Example of geopolymerization with metakaolin MK-750
Excerpt from Chapter 8 of Geopolymer Chemistry & Applications:
It involves 3 phases:
– alkaline depolymerization of the poly(siloxo) layer of kaolinite
– formation of the ortho-sialate (OH)3-Si-O-Al-(OH)3 molecule
– polymerization (polycondensation) into higher oligomers and polymers
The geopolymerization kinetics for Na-poly(sialate-siloxo) and K-poly(sialate-siloxo) are slightly different. This is probably due to the different dimensions of the Na+ and K+ cations, K+ being bigger than Na+.

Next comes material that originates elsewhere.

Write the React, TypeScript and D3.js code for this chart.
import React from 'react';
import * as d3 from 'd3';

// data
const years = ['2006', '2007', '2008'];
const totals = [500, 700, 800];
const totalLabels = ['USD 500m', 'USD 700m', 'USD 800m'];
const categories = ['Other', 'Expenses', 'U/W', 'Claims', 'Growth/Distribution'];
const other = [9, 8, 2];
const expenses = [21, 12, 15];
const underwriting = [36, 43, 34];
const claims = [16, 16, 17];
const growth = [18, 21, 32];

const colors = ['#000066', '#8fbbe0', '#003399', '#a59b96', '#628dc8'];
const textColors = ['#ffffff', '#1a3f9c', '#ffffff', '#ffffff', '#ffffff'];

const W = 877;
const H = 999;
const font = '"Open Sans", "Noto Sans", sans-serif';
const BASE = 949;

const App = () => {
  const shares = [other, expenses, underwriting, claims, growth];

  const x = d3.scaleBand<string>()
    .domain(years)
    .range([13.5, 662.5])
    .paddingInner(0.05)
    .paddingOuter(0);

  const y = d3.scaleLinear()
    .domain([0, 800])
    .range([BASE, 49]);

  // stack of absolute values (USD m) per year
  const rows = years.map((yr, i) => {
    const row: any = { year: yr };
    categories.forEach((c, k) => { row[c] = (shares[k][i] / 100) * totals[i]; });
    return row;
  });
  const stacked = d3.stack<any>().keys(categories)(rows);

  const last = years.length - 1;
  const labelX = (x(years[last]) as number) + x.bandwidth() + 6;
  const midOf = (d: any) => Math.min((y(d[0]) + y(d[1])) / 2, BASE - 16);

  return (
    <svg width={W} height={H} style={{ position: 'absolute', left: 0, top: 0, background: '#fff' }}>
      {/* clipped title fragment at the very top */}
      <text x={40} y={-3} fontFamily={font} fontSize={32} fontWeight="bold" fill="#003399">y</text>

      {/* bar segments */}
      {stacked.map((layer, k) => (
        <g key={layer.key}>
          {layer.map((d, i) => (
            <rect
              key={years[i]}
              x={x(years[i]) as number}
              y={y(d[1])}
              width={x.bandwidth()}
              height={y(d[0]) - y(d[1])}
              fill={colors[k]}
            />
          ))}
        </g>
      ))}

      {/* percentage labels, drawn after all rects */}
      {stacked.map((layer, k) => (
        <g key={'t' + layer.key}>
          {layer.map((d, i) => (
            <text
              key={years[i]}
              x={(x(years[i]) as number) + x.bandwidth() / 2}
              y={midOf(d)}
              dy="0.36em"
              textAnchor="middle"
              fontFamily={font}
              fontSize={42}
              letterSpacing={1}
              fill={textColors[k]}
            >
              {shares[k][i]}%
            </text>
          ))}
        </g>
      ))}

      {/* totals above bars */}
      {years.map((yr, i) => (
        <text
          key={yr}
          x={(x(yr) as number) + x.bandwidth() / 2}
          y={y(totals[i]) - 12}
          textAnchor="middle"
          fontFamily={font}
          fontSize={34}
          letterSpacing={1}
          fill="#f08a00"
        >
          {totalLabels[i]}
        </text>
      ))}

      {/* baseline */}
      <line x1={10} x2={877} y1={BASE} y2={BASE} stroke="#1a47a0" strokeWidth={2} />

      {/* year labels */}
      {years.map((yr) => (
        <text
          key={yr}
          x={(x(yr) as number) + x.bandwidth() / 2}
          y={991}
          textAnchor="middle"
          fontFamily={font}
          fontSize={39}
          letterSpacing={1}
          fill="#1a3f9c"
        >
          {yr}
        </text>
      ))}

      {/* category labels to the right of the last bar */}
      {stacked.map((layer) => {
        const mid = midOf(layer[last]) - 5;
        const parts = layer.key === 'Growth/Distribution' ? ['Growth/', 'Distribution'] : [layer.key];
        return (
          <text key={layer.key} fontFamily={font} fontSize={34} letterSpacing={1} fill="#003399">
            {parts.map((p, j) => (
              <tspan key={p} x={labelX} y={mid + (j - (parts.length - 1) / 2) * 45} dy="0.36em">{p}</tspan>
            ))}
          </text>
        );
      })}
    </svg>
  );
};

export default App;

Chemical mechanism with Al(V) -Al=O alumoxyl (Al V coordination in MK-750 metakaolin)
The chemical mechanism can be interpreted in the following way, with NaOH or KOH (steps 1 to 6-7) :
Step 1: alkalination and formation of tetravalent Al in the side group sialate -Si-O-Al-(OH)3-Na+,
Step 2: alkaline dissolution starts with the attachment of the base OH- to the silicon atom, which is thus able to extend its valence sphere to the penta-covalent state,
Step 3: the subsequent course of the reaction can be explained by the cleavage of the siloxane oxygen in Si-O-Si through transfer of the electron from Si to O, formation of intermediate silanol Si-OH on the one hand, and basic siloxo Si-O- on the other hand.
Step 4: further formation of silanol Si-OH groups and isolation of the ortho-sialate molecule, the primary unit in geopolymerization.
Step 5: reaction of the basic siloxo Si-O- with the sodium cation Na+ and formation of Si-O-Na terminal bond.
Step 6a: condensation between ortho-sialate molecules, reactive groups Si-ONa and aluminum hydroxyl OH-Al, with production of NaOH, creation of cyclo-tri-sialate structure, whereby the alkali NaOH is liberated and reacts again and further polycondensation into Na-poly(sialate) nepheline framework.
Step 6b: in the presence of waterglass (soluble Na- polysiloxonate) one gets condensation between di-siloxonate Q1 and ortho-sialate molecules, reactive groups Si-ONa, Si-OH and aluminum hydroxyl OH-Al-, creation of ortho-sialate-disiloxo cyclic structure, whereby the alkali NaOH is liberated and reacts again.
Step 7: further polycondensation into Na-poly(sialate-disiloxo) albite framework with its typical feldspar crankshaft chain structure.